Professor Luke O'Neill has said COVID-19 vaccines should still protect people against the so-called Indian variant of the virus.
He told Pat Kenny: "The evidence got a bit better last week that the vaccines should still protect against severe disease with that one.
"Confidence is growing now that the current vaccines should work against variants in terms of stopping the disease progressing.
"And there was evidence - it's lab-based evidence, it's still not fully known - but the evidence did suggest that you will make anti-bodies with the vaccine that should be able to limit the Indian one.
"So that gives us a bit more hope."
Three cases of the coronavirus variant first identified in India were detected in Ireland back in April.
The B.1.617 was first identified in the Maharashtra region of India earlier this year, and now accounts for around 60% of cases there.
On potential booster shots in the future, after the vaccine, Prof O'Neill said this is also being considered.
"It makes sense now to think 'When are we going to need booster shots?' if they're necessary at all.
"And all the companies are now looking at this closely, and they're kind of projecting a year out - is one possibility - that we may give boosters.
"It'll be people in the vulnerable, older categories who'll be given the boosters, not everybody... like the flu vaccine, in a way.
He said such triggers for a booster campaign could be increased hospitalisations from the virus for fully vaccinated people.
But he explained that the need for boosters is still being debated.
"The evidence is quite good, these vaccines are working for months and months remember - they're getting more and more data that immunity is persisting beyond, say, nine months which is what we want.
"If it turns out that the first two shots of any of the vaccines... they may well give one, two, three years protection - we still don't know yet.
"Just look at the numbers; it'll be a numbers game if there's increased people getting ill, I suppose."
He added: "Another reason to vaccinate, to do a booster, is to stop more variants coming up.
"If the vaccines begin to wane, there's a risk then of another variant emerging in people... so all these things are still being looked at very closely".

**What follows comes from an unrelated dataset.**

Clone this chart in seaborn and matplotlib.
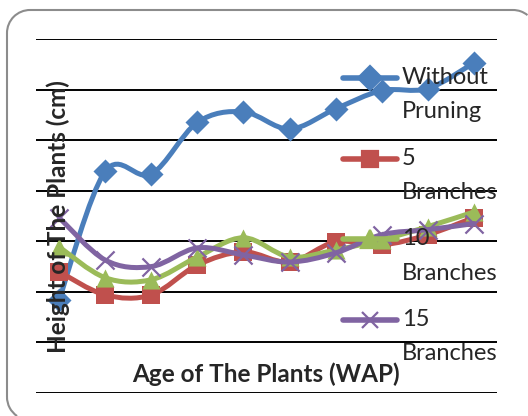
import numpy as np
import pandas as pd
import matplotlib
matplotlib.use("Agg")
import matplotlib.pyplot as plt
from matplotlib.path import Path
from matplotlib.patches import PathPatch
from matplotlib.lines import Line2D
from matplotlib.transforms import Affine2D
import seaborn as sns

# Data (weeks after planting vs plant height, cm)
weeks = [1, 2, 3, 4, 5, 6, 7, 8, 9, 10]
without_pruning = [18.4, 43.8, 43.3, 53.5, 55.6, 52.2, 56.2, 59.8, 60.2, 65.3]
branches_5 = [24.0, 19.4, 19.4, 25.3, 27.9, 25.9, 29.9, 29.3, 31.3, 34.7]
branches_10 = [28.9, 22.8, 22.4, 26.9, 30.7, 26.9, 28.3, 30.3, 32.9, 35.8]
branches_15 = [34.7, 26.3, 25.0, 28.7, 27.3, 25.9, 27.7, 31.3, 32.3, 33.5]

labels = ["Without\nPruning", "5\nBranches", "10\nBranches", "15\nBranches"]
colors = ["#4A7EBB", "#C0504D", "#9BBB59", "#8064A2"]
markers = ["D", "s", "^", "x"]
sizes = [150, 150, 170, 170]

df = pd.DataFrame({
    "week": weeks * 4,
    "height": without_pruning + branches_5 + branches_10 + branches_15,
    "series": sum([[l] * len(weeks) for l in labels], []),
})


def smooth_path(x, y):
    # Excel-style smoothed line: Catmull-Rom segments as cubic beziers
    pts = np.column_stack([x, y]).astype(float)
    p = np.vstack([pts[0], pts, pts[-1]])
    verts = [pts[0]]
    codes = [Path.MOVETO]
    for i in range(1, len(p) - 2):
        c1 = p[i] + (p[i + 1] - p[i - 1]) / 6
        c2 = p[i + 1] - (p[i + 2] - p[i]) / 6
        verts += [c1, c2, p[i + 1]]
        codes += [Path.CURVE4] * 3
    return Path(verts, codes)


def arc(cx, cy, r, t1, t2):
    return Path.arc(t1, t2).transformed(Affine2D().scale(r).translate(cx, cy))


sns.set_style("white")
plt.rcParams["font.family"] = ["Lato", "DejaVu Sans"]

fig = plt.figure(figsize=(5.28, 4.16), dpi=100)
ax = fig.add_axes([36 / 528, 1 - 393 / 416, 461 / 528, 354 / 416])

for i, (name, sub) in enumerate(df.groupby("series", sort=False)):
    ax.add_patch(PathPatch(smooth_path(sub["week"], sub["height"]), fill=False,
                           edgecolor=colors[i], lw=3.6, zorder=3 + i,
                           capstyle="round", joinstyle="round"))
    kw = dict(linewidth=1.6) if markers[i] == "x" else dict(linewidth=0)
    sns.scatterplot(data=sub, x="week", y="height", ax=ax, marker=markers[i],
                    color=colors[i], s=sizes[i], zorder=3 + i, legend=False, **kw)

ax.set_xlim(0.5, 10.5)
ax.set_ylim(0, 70)
ax.set_yticks(np.arange(0, 71, 10))
ax.grid(axis="y", color="black", lw=1.4)
ax.set_xticks([])
ax.tick_params(left=False, labelleft=False)
ax.set_xlabel("")
ax.set_ylabel("")
sns.despine(ax=ax, left=True, bottom=True)
ax.patch.set_alpha(0)

# axis titles sit inside the plot area like the Excel original
fig.text(58 / 528, 1 - 217 / 416, "Height of The Plants (cm)", rotation=90,
         ha="center", va="center", fontsize=17.5, fontweight="bold", zorder=10)
fig.text(266 / 528, 1 - 374 / 416, "Age of The Plants (WAP)",
         ha="center", va="center", fontsize=17.5, fontweight="bold", zorder=10)

# legend drawn by hand so the key sits on the first label line
for i, lab in enumerate(labels):
    yc = 1 - (78 + 80.5 * i) / 416
    fig.add_artist(Line2D([343 / 528, 397 / 528], [yc, yc], color=colors[i],
                          lw=4, solid_capstyle="round", zorder=11))
    fig.add_artist(Line2D([370 / 528], [yc], color=colors[i], lw=0,
                          marker=markers[i], ms=12 if markers[i] != "^" else 13,
                          mew=1.6, zorder=11))
    for j, line in enumerate(lab.split("\n")):
        fig.text(402 / 528, yc - j * 34 / 416, line, ha="left", va="center",
                 fontsize=17, zorder=12)

# rounded chart border (pixel coords); only the part inside the image is drawn
border = Path.make_compound_path(
    arc(30, 19, 23, 180, 235.7),
    Path([(7, 19), (7, 383)]),
    arc(30, 383, 23, 90, 180),
    Path([(30, 406), (513, 406)]),
    arc(513, 383, 23, 51, 90),
)
fig.add_artist(PathPatch(border, transform=None, fill=False,
                         edgecolor="#8C8C8C", lw=1.5, zorder=0))

fig.savefig("out.png", dpi=100)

It comes as further restrictions ease across Ireland, with the re-opening of non-essential retail.
While the government in England has also pushed ahead with the latest lifting of lockdown restrictions - despite growing concerns over the possible impact of the Indian variant there.
More than 1,300 cases of the Indian variant - which is judged to be more transmissible than the Kent variant that drove the UK's deadly second wave of infections during the winter - have so far been found in Britain.